Re-thinking Kolb: Open Learning ‘Cycles’ and the case for micro-reflections.

This a conceptual paper using a systematic literature search which considers the usefulness of Kolb’s Experiential Learning Cycle (Kolb, 1984) and suggests there may be better alternatives to consider in a modern society where technology and global change dictate that experiences are increasingly based around a singular event. There are any number of adaptations of this model and others of learning as a reflective cyclical experience (See Boud et al., 1985; Gibb, 1988; Atkins and Murphy, 1993). The Kolb cycle is widely promoted through educational texts and used as key underpinning learning theory when teachers complete projects, dissertations and theses. However, there is a growing body of recent literature which argues this cyclical approach may be of limited use and in some instances erroneous in its use.

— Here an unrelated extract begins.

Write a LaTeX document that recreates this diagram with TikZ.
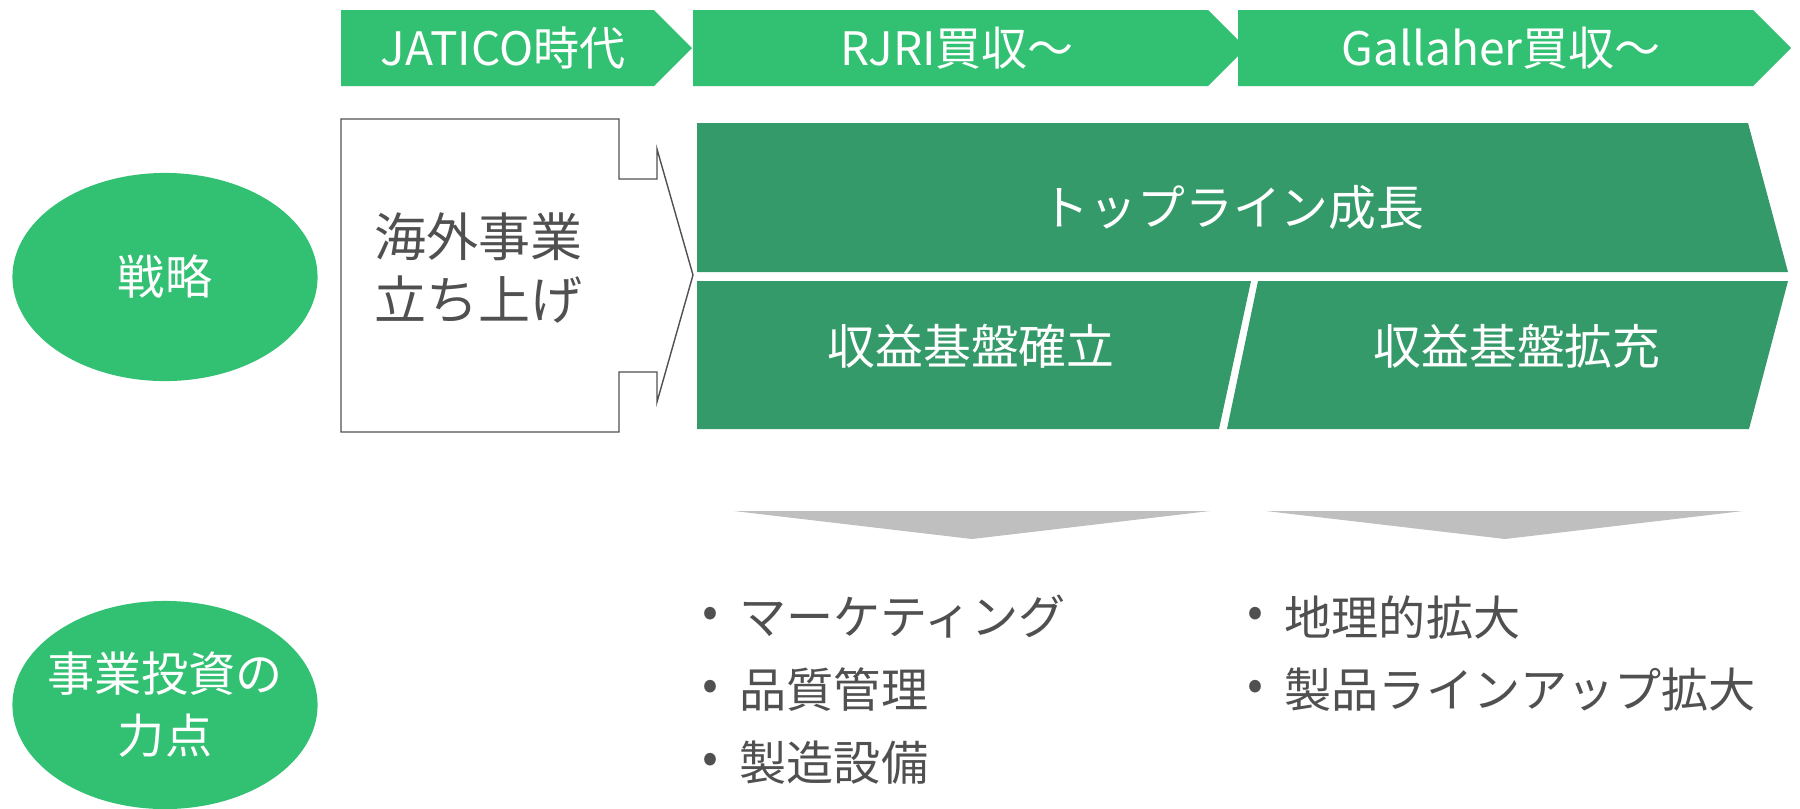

Kolb’s experiential learning cycle has had its fair share of critiques: for example Webb (2004) concluded the model was unviable arguing it is a dramatic distortion of the very epistemological fundaments it references, neither did learning take place in four clearly defined stages. Forrest (2012: np) states ‘…that a number of processes can occur at once and stages can be jumped or missed out completely.’ Forrest notes that Kolb drew the model based on a research base was small with limited (western) cultural underpinnings and fails to consider the many non-experiential ways people learn. Our own research with education students (Gazdula and Atkin, 2017) also noted the limitations of the model as students on placement learned from a number of singular but significant learning events which made us question not only the usefulness of the experiential learning cycle but also its widespread use. It is likely that Kolb’s experiential learning cycle was influenced by the work of Dewey (1933) who himself was a strong proponent of reflecting on experience. However, Dewey realised that learning came not just from reflection on experiences but required some thought on future actions and reflecting forward. Time has also moved on and, while Dewey lived in an era of jobs based around increasingly repetitive industrial tasks, the de-industrialisation of countries in the western world has seen a shift towards more creative knowledge-based industries where ideas and learning might be opportunistic and singular causing a lack of opportunities for reflection and revision. The need to reflect forward might be the only reflection possible. Wheeler, (2012) calls Kolb’s model anachronistic and belonging to another time arguing, ‘It is time to develop new models to explain the processes that occur when people learn using socially rich interactive digital media.’ (p. 1).

To overcome this we considered a number of linear learning curves which overcame the critiques of Kolb (Wright, 1936; Mendez and Johnson, 2012, Jaber, 2016) before devising a conceptual model based on Otto Sharmer’s Theory U (2009) and developing it into a model of learning along a linear curve with continuous micro-reflections to provide a model of deep learning for education students in the modern era.